Look at the Middle East. Say that we're wrong. Say you can add water and get George Washington. We're absolutely wrong: history doesn't matter, culture doesn't matter. What would we have in the Middle East? The Muslim Brotherhood would be running Egypt. A mixture of generals, people around AQ Khan, and bin Laden supporters would be running Pakistan. King Mohammed of Morocco would be dead; the friend of America, King Abdul of Jordan, friend of America, would be dead. We'd live in a really dastardly, awful place. Is that really in the interest of anybody? If you leave the building blocks out that Anatol talks about, you will see the Hamas election, you will get these outcomes.
For the Bush people to be bewildered by this, as they have been, shows their philosophical background. This is not a group of people who just were incompetent. That's too easy. This is a group of people who had a philosophy that has been found dreadfully wanting. It's the building blocks of democracy, which may take generations, may take centuries to develop, that really matter. An election is the end result, not the beginning.

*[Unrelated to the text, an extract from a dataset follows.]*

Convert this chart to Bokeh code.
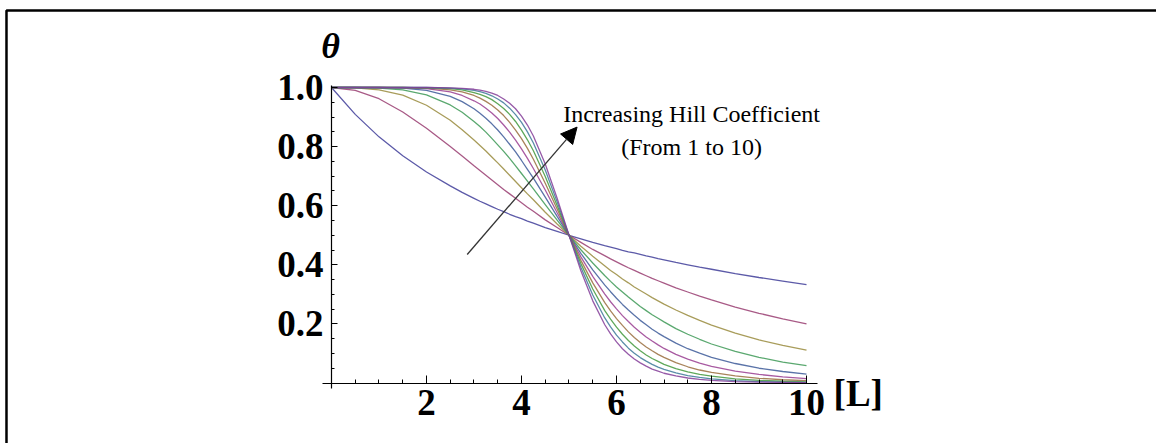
from bokeh.plotting import figure
from bokeh.models import (Range1d, FixedTicker, PrintfTickFormatter, Label, Arrow,
                          NormalHead, BoxAnnotation)
from bokeh.embed import file_html
from bokeh.resources import INLINE

# ligand concentration [L] (half-saturation at 5)
ligand = [0, 0.5, 1, 1.5, 2, 2.5, 2.75, 3, 3.125, 3.25, 3.375, 3.5, 3.625, 3.75,
          3.875, 4, 4.125, 4.25, 4.5, 4.75, 5, 5.25, 5.5, 5.75, 5.875, 6, 6.125,
          6.25, 6.375, 6.5, 6.625, 6.75, 6.875, 7, 7.25, 7.5, 7.75, 8, 8.5, 9,
          9.5, 10]

# fractional saturation theta for Hill coefficients 1 .. 10
theta_n1 = [1.0, 0.909, 0.833, 0.769, 0.714, 0.667, 0.645, 0.625, 0.615, 0.606, 0.597, 0.588, 0.580, 0.571,
            0.563, 0.556, 0.548, 0.541, 0.526, 0.513, 0.5, 0.488, 0.476, 0.465, 0.460, 0.455, 0.449,
            0.444, 0.440, 0.435, 0.430, 0.426, 0.421, 0.417, 0.408, 0.400, 0.392, 0.385, 0.370, 0.357,
            0.345, 0.333]
theta_n2 = [1.0, 0.990, 0.962, 0.917, 0.862, 0.800, 0.768, 0.735, 0.719, 0.703, 0.687, 0.671, 0.655, 0.640,
            0.625, 0.610, 0.595, 0.581, 0.552, 0.526, 0.5, 0.476, 0.452, 0.431, 0.420, 0.410, 0.400,
            0.390, 0.381, 0.372, 0.363, 0.354, 0.346, 0.338, 0.322, 0.308, 0.294, 0.281, 0.257, 0.236,
            0.217, 0.200]
theta_n3 = [1.0, 0.999, 0.992, 0.974, 0.940, 0.889, 0.857, 0.822, 0.804, 0.785, 0.765, 0.745, 0.724, 0.703,
            0.682, 0.661, 0.640, 0.620, 0.578, 0.538, 0.5, 0.463, 0.429, 0.397, 0.381, 0.367, 0.352,
            0.339, 0.325, 0.313, 0.301, 0.289, 0.278, 0.267, 0.247, 0.229, 0.212, 0.196, 0.169, 0.146,
            0.127, 0.111]
theta_n4 = [1.0, 1.0, 0.998, 0.992, 0.975, 0.941, 0.916, 0.885, 0.868, 0.849, 0.828, 0.806, 0.784, 0.760,
            0.735, 0.709, 0.683, 0.657, 0.604, 0.551, 0.5, 0.451, 0.406, 0.364, 0.344, 0.325, 0.308,
            0.291, 0.275, 0.259, 0.245, 0.231, 0.219, 0.207, 0.184, 0.165, 0.148, 0.132, 0.107, 0.087,
            0.071, 0.059]
theta_n5 = [1.0, 1.0, 1.0, 0.998, 0.990, 0.970, 0.952, 0.928, 0.913, 0.896, 0.877, 0.856, 0.833, 0.808,
            0.782, 0.753, 0.723, 0.693, 0.629, 0.564, 0.5, 0.439, 0.383, 0.332, 0.309, 0.287, 0.266,
            0.247, 0.229, 0.212, 0.197, 0.182, 0.169, 0.157, 0.135, 0.116, 0.101, 0.087, 0.066, 0.050,
            0.039, 0.030]
theta_n6 = [1.0, 1.0, 1.0, 0.999, 0.996, 0.985, 0.973, 0.955, 0.944, 0.930, 0.914, 0.895, 0.873, 0.849,
            0.822, 0.792, 0.760, 0.726, 0.653, 0.576, 0.5, 0.427, 0.361, 0.302, 0.275, 0.251, 0.228,
            0.208, 0.189, 0.172, 0.156, 0.142, 0.129, 0.117, 0.097, 0.081, 0.067, 0.056, 0.040, 0.029,
            0.021, 0.015]
theta_n7 = [1.0, 1.0, 1.0, 1.0, 0.998, 0.992, 0.985, 0.973, 0.964, 0.953, 0.940, 0.924, 0.905, 0.882,
            0.856, 0.827, 0.794, 0.757, 0.676, 0.589, 0.5, 0.415, 0.339, 0.273, 0.244, 0.218, 0.195,
            0.173, 0.154, 0.137, 0.122, 0.109, 0.097, 0.087, 0.069, 0.055, 0.044, 0.036, 0.024, 0.016,
            0.011, 0.008]
theta_n8 = [1.0, 1.0, 1.0, 1.0, 0.999, 0.996, 0.992, 0.983, 0.977, 0.969, 0.959, 0.945, 0.929, 0.909,
            0.885, 0.856, 0.823, 0.786, 0.699, 0.601, 0.5, 0.404, 0.318, 0.246, 0.216, 0.189, 0.165,
            0.144, 0.125, 0.109, 0.095, 0.083, 0.073, 0.063, 0.049, 0.038, 0.029, 0.023, 0.014, 0.009,
            0.006, 0.004]
theta_n9 = [1.0, 1.0, 1.0, 1.0, 1.0, 0.998, 0.995, 0.990, 0.986, 0.980, 0.972, 0.961, 0.948, 0.930,
            0.908, 0.882, 0.850, 0.812, 0.721, 0.613, 0.5, 0.392, 0.298, 0.221, 0.190, 0.162, 0.139,
            0.118, 0.101, 0.086, 0.074, 0.063, 0.054, 0.046, 0.034, 0.025, 0.019, 0.014, 0.008, 0.005,
            0.003, 0.002]
theta_n10 = [1.0, 1.0, 1.0, 1.0, 1.0, 0.999, 0.997, 0.994, 0.991, 0.987, 0.981, 0.973, 0.961, 0.947,
             0.928, 0.903, 0.873, 0.836, 0.741, 0.625, 0.5, 0.380, 0.278, 0.198, 0.166, 0.139, 0.116,
             0.097, 0.081, 0.068, 0.057, 0.047, 0.040, 0.033, 0.024, 0.017, 0.012, 0.009, 0.005, 0.003,
             0.002, 0.001]

curves = [theta_n1, theta_n2, theta_n3, theta_n4, theta_n5,
          theta_n6, theta_n7, theta_n8, theta_n9, theta_n10]

x_ticks = [2, 4, 6, 8, 10]
x_minor = [0.5, 1, 1.5, 2.5, 3, 3.5, 4.5, 5, 5.5, 6.5, 7, 7.5, 8.5, 9, 9.5]
y_ticks = [0.2, 0.4, 0.6, 0.8, 1.0]
y_minor = [0.05, 0.1, 0.15, 0.25, 0.3, 0.35, 0.45, 0.5, 0.55, 0.65, 0.7, 0.75,
           0.85, 0.9, 0.95]

palette = ["#3f3d99", "#993d71", "#998b3d", "#3d9956", "#3d5a99",
           "#993d90", "#996d3d", "#43993d", "#3d7999", "#843d99"]

SERIF = "Liberation Serif"

# the frame fills the whole canvas; the axes cross at the origin inside it
p = figure(width=1156, height=443,
           x_range=Range1d(-6.968, 17.368), y_range=Range1d(-0.2047, 1.2944),
           output_backend="svg", toolbar_location=None,
           min_border_left=0, min_border_right=0,
           min_border_top=0, min_border_bottom=0,
           background_fill_color="white", border_fill_color="white",
           outline_line_color=None)
p.xgrid.visible = False
p.ygrid.visible = False

for ys, col in zip(curves, palette):
    p.line(ligand, ys, line_color=col, line_width=1.3, line_alpha=0.85)

xa = p.xaxis[0]
xa.fixed_location = 0
xa.bounds = (-0.189, 10.232)
xa.ticker = FixedTicker(ticks=x_ticks, minor_ticks=x_minor)
xa.major_tick_in = 8
xa.major_tick_out = 0
xa.minor_tick_in = 4
xa.minor_tick_out = 0
xa.major_label_standoff = 7

ya = p.yaxis[0]
ya.fixed_location = 0
ya.bounds = (-0.0186, 1.0068)
ya.ticker = FixedTicker(ticks=y_ticks, minor_ticks=y_minor)
ya.formatter = PrintfTickFormatter(format="%.1f")
ya.major_tick_in = 6
ya.major_tick_out = 0
ya.minor_tick_in = 3
ya.minor_tick_out = 0
ya.major_label_standoff = 8

for ax in (xa, ya):
    ax.axis_line_color = "black"
    ax.axis_line_width = 1.2
    ax.major_tick_line_color = "black"
    ax.minor_tick_line_color = "black"
    ax.major_label_text_font = SERIF
    ax.major_label_text_font_style = "bold"
    ax.major_label_text_font_size = "37px"
    ax.major_label_text_color = "black"

# axis titles
p.add_layout(Label(x=-0.02, y=1.139, text="θ", text_align="center",
                   text_baseline="middle", text_font=SERIF,
                   text_font_style="bold italic", text_font_size="36px",
                   text_color="black"))
p.add_layout(Label(x=10.57, y=-0.0355, text="[L]", text_align="left",
                   text_baseline="alphabetic", text_font=SERIF,
                   text_font_style="bold", text_font_size="37px",
                   text_color="black"))

# annotation arrow and caption
p.add_layout(Arrow(end=NormalHead(size=16, fill_color="black", line_color="black"),
                   x_start=2.857, y_start=0.435, x_end=5.17, y_end=0.866,
                   line_color="#333333", line_width=1.3))
p.add_layout(Label(x=7.58, y=0.912, text="Increasing Hill Coefficient",
                   text_align="center", text_baseline="alphabetic",
                   text_font=SERIF, text_font_size="24px", text_color="black"))
p.add_layout(Label(x=7.58, y=0.798, text="(From 1 to 10)",
                   text_align="center", text_baseline="alphabetic",
                   text_font=SERIF, text_font_size="24px", text_color="black"))

# frame lines along the top and left edges of the figure
p.add_layout(BoxAnnotation(left=-6.842, right=40, top=1.2606, bottom=-2,
                           fill_alpha=0, line_color="black", line_alpha=1.0,
                           line_width=2.5))

open("out.html", "w").write(file_html(p, INLINE))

You point out that in our present circumstances these kinds of blinders lead to a total misunderstanding of who the adversary is, a confusion of states with internal developments and the sources of terrorism, which then affects the choices about policy which then turn out to be wrong and seem to say that all these problems can be solved with military solutions. Democracy with guns, basically, or at the tip of a bayonet.
That's right. By simplifying these approaches -- I mean, President Bush, this morning at a press conference said that in the war on terror, now one of the fronts is in Iraq. Although that's true, it totally doesn't look at why that's true. To equate Saddam Hussein, Ba'athist, pan-Arab, pan-Socialist, pan-secularist, with bin Laden, who's trying to establish a caliphate, wouldn't make sense to anybody. By getting it wrong, by failing so abysmally to see Iraq as these Ottoman provinces that we've talked about, he's actually created a countervailing movement.
Does anyone seriously think that al Qaeda have not benefited by American disasters in the Middle East? Be it the position in Lebanon, be it Iraq, be it Iran, where they can [say] "Crusader imperialists invaded Afghanistan, they've now invaded Iraq. They've failed, they're weak; come support us." The ultimate goal isn't the destruction of al Qaeda as a structure, it's to stop radical Islam. As Rumsfeld, in one of the few moments that I agree with, said, "Are we really winning the war if five guys walk out of a madras for every one we kill or capture?"
No, we're not winning hearts and minds, and the problem is worse than we found it by substituting democracy promotion for fighting al Qaeda, where we did have the support of most of the great powers in the world. China, Russia -- remember Afghanistan? -- pretty much everybody came along. Colin Powell was very skillful, but there was the basis for that intraspace deal. By substituting democracy promotion at the tip of a gun, as you say, all that goodwill is squandered, and worse, the goodwill from the Cold War has been squandered.
Britain, our greatest ally, now thinks we're the fourth most dangerous country in the world, and if we need them to do something military, their military is even more over-stretched than our own. There's simply nothing in the bank, either in terms of goodwill or wherewithal, and that's something that we're going to be paying for, for the decades to come.